Data to process:
[start]

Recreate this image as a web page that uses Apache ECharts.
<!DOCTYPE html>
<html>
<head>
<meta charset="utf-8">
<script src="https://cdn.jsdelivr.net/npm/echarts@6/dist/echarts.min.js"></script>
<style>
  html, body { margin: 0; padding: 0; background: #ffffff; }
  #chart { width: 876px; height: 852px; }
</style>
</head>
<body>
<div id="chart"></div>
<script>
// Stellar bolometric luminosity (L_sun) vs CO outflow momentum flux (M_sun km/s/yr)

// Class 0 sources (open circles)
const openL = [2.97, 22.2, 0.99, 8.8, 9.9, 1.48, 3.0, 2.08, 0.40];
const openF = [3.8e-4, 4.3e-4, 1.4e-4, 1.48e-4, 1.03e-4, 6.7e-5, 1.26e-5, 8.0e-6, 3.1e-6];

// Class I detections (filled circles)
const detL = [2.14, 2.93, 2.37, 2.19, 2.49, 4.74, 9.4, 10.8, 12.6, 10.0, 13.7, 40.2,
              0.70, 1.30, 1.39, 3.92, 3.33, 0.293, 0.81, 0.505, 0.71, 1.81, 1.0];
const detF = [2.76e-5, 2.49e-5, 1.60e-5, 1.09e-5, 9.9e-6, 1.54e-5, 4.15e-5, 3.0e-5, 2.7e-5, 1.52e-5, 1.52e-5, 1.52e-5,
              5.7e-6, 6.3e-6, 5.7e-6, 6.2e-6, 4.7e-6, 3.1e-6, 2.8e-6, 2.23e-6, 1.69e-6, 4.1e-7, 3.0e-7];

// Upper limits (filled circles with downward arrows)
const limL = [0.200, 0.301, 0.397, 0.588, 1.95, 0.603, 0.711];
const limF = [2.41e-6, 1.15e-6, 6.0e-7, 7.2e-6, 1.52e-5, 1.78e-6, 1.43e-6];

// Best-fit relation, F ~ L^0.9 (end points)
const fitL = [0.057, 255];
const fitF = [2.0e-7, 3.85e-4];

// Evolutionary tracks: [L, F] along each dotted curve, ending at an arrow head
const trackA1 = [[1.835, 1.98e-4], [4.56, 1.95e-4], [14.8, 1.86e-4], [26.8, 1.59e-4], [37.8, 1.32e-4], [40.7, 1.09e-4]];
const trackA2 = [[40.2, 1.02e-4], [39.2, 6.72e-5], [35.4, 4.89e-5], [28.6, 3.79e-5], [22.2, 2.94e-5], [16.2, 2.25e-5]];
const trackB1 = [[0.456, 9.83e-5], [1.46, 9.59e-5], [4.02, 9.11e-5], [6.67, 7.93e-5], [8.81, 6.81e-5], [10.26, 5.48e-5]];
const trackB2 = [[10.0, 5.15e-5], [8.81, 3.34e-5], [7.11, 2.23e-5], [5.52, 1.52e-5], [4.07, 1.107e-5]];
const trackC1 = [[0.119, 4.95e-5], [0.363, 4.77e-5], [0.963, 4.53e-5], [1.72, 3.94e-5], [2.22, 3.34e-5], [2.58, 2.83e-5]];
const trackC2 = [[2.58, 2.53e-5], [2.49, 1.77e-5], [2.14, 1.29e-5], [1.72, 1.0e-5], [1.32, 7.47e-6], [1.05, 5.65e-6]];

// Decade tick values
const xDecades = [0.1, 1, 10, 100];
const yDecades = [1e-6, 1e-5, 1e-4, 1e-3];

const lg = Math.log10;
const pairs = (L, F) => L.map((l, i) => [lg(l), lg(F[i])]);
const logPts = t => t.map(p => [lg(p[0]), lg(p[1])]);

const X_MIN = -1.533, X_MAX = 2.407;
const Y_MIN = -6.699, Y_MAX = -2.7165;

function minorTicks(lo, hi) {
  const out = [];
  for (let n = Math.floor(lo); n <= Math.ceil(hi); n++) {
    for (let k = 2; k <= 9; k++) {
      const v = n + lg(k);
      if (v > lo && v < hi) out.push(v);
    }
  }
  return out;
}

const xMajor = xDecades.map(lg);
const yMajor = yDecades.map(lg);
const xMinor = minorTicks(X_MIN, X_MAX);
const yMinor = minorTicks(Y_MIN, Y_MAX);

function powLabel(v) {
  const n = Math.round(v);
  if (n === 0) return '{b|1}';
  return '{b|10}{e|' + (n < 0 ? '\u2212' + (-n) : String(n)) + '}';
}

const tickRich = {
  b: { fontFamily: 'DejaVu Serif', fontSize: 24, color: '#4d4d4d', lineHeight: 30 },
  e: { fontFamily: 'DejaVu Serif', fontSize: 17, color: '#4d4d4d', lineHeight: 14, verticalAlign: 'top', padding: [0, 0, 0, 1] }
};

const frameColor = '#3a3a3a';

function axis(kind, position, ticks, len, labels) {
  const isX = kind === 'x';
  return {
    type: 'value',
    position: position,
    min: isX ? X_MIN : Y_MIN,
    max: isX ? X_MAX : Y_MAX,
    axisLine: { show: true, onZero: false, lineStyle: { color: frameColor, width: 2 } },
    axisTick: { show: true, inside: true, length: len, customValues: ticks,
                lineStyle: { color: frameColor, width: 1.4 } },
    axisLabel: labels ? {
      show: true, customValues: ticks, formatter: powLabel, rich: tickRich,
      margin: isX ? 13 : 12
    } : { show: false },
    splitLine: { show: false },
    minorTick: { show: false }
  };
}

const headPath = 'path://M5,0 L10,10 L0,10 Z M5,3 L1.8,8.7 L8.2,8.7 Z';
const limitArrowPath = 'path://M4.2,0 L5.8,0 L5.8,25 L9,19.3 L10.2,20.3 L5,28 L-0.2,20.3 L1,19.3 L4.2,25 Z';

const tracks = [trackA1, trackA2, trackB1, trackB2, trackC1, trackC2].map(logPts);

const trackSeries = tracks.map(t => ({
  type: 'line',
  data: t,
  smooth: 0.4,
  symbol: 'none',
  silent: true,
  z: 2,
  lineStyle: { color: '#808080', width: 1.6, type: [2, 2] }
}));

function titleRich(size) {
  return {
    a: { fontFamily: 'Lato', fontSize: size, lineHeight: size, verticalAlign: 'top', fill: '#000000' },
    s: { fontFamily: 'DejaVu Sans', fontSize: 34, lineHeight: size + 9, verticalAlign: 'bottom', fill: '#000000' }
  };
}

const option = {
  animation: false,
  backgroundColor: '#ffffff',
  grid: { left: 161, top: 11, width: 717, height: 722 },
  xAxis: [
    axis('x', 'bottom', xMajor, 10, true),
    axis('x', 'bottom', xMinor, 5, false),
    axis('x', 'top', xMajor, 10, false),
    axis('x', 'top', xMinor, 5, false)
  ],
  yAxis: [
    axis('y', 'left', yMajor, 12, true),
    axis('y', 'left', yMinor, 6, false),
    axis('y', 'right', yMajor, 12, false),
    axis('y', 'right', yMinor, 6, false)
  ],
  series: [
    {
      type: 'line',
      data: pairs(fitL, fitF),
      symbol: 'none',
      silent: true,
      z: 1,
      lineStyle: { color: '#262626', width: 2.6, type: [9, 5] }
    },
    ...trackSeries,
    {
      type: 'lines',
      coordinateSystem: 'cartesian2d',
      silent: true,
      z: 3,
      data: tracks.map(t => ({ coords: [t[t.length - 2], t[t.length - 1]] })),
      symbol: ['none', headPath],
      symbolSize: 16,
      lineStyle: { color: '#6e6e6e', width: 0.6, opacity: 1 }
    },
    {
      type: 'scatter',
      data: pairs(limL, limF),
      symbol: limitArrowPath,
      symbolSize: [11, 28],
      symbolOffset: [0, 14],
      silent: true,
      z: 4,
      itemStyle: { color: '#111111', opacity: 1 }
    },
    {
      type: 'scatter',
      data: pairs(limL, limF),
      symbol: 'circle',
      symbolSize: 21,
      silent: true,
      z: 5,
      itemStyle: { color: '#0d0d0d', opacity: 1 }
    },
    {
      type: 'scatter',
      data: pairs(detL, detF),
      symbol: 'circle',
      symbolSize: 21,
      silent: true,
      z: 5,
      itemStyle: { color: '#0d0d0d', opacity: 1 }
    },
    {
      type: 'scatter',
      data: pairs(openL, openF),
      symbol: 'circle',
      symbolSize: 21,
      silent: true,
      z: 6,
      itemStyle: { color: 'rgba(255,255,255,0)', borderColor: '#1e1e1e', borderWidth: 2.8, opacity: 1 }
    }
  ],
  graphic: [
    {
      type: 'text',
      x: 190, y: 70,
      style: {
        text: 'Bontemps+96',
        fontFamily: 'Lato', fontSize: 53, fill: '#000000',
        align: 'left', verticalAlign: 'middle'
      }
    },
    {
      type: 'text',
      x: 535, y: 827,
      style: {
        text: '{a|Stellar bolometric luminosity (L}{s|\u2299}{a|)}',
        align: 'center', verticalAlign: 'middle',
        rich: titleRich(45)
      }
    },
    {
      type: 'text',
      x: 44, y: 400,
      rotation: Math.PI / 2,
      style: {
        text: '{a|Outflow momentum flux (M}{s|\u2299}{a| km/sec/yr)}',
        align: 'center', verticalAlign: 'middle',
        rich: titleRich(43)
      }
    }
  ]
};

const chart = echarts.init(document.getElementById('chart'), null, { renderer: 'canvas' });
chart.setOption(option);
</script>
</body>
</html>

[end]
[start]

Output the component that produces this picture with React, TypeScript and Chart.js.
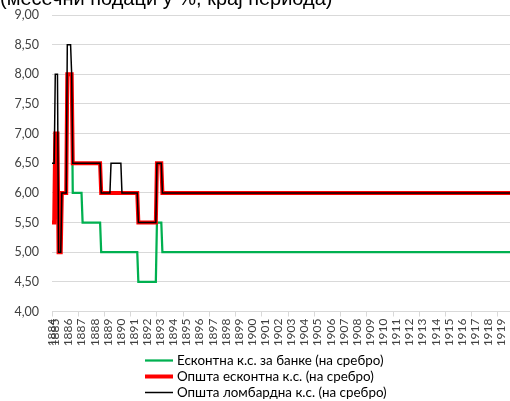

[end]
[start]

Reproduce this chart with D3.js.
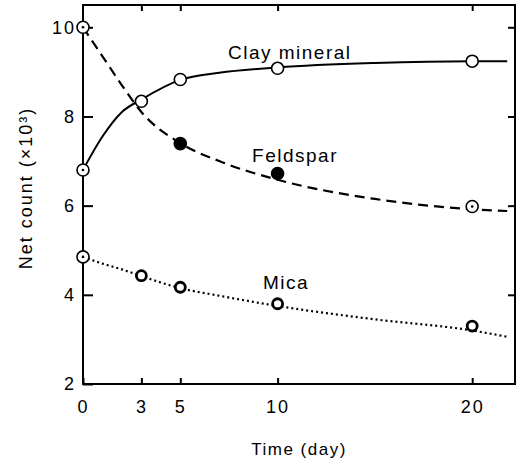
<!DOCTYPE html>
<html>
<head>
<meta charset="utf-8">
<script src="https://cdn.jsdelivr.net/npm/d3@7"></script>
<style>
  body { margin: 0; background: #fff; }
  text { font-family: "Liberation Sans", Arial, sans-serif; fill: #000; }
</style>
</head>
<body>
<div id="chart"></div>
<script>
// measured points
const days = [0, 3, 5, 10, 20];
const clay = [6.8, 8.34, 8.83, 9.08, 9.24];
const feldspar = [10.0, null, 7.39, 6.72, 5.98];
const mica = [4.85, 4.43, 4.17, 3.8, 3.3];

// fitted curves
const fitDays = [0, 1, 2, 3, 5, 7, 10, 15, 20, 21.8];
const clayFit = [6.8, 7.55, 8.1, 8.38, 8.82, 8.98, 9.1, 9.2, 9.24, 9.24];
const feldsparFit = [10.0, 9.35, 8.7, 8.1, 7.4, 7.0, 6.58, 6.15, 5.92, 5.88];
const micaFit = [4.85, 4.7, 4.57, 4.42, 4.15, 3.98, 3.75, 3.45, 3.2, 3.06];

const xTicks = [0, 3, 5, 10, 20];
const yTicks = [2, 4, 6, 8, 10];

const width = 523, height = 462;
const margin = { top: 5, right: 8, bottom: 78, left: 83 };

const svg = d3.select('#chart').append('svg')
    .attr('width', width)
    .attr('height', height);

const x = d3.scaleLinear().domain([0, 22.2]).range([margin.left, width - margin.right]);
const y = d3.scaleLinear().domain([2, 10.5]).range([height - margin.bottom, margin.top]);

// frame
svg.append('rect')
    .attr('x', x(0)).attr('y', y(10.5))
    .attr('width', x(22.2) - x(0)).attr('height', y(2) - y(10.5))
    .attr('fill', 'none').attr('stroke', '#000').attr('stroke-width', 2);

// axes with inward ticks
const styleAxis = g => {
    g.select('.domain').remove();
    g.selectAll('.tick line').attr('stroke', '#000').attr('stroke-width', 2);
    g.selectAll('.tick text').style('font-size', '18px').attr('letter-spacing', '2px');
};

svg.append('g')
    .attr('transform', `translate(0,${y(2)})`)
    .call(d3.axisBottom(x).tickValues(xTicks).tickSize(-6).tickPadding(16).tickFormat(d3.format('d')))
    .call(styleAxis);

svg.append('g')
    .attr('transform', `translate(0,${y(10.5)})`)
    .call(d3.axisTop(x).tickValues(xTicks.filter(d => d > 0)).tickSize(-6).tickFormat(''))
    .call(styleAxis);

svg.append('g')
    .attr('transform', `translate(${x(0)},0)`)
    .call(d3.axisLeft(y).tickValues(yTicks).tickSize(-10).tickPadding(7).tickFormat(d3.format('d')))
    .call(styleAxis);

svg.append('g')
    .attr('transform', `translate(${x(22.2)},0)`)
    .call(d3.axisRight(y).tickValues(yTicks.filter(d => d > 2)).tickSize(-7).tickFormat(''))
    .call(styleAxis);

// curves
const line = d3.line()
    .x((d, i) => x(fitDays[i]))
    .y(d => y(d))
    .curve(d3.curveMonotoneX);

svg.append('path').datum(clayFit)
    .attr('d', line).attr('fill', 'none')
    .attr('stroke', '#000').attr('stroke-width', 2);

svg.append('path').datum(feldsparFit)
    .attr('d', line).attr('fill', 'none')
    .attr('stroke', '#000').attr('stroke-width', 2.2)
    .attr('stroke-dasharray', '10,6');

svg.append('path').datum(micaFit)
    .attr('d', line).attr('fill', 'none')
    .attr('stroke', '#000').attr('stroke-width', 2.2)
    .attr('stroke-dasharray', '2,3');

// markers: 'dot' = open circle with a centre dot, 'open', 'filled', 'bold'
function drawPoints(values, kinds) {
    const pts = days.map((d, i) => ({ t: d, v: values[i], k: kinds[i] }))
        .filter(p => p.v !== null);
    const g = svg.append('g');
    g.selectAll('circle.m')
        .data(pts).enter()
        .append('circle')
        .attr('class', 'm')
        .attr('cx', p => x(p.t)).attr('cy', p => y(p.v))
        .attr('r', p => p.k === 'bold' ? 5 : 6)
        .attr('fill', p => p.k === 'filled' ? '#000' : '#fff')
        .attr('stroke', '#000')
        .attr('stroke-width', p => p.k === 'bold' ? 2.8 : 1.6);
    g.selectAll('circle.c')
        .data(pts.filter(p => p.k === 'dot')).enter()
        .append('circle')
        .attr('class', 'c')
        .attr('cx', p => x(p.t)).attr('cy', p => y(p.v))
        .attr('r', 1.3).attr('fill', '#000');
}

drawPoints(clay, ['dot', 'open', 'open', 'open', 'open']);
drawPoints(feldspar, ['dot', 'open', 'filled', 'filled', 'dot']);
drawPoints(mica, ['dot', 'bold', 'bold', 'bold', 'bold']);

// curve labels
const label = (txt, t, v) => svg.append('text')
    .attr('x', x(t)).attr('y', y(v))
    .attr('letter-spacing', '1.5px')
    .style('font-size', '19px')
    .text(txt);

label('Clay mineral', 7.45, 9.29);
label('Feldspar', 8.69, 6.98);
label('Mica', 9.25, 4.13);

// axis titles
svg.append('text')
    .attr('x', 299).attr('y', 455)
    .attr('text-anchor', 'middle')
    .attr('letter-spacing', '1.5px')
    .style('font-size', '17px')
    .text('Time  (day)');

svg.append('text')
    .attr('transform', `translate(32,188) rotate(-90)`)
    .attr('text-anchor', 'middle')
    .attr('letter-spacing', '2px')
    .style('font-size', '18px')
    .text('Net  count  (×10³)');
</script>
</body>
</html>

[end]

Exactly how many lines contain "this"? State the number and nothing else.

Output below:
3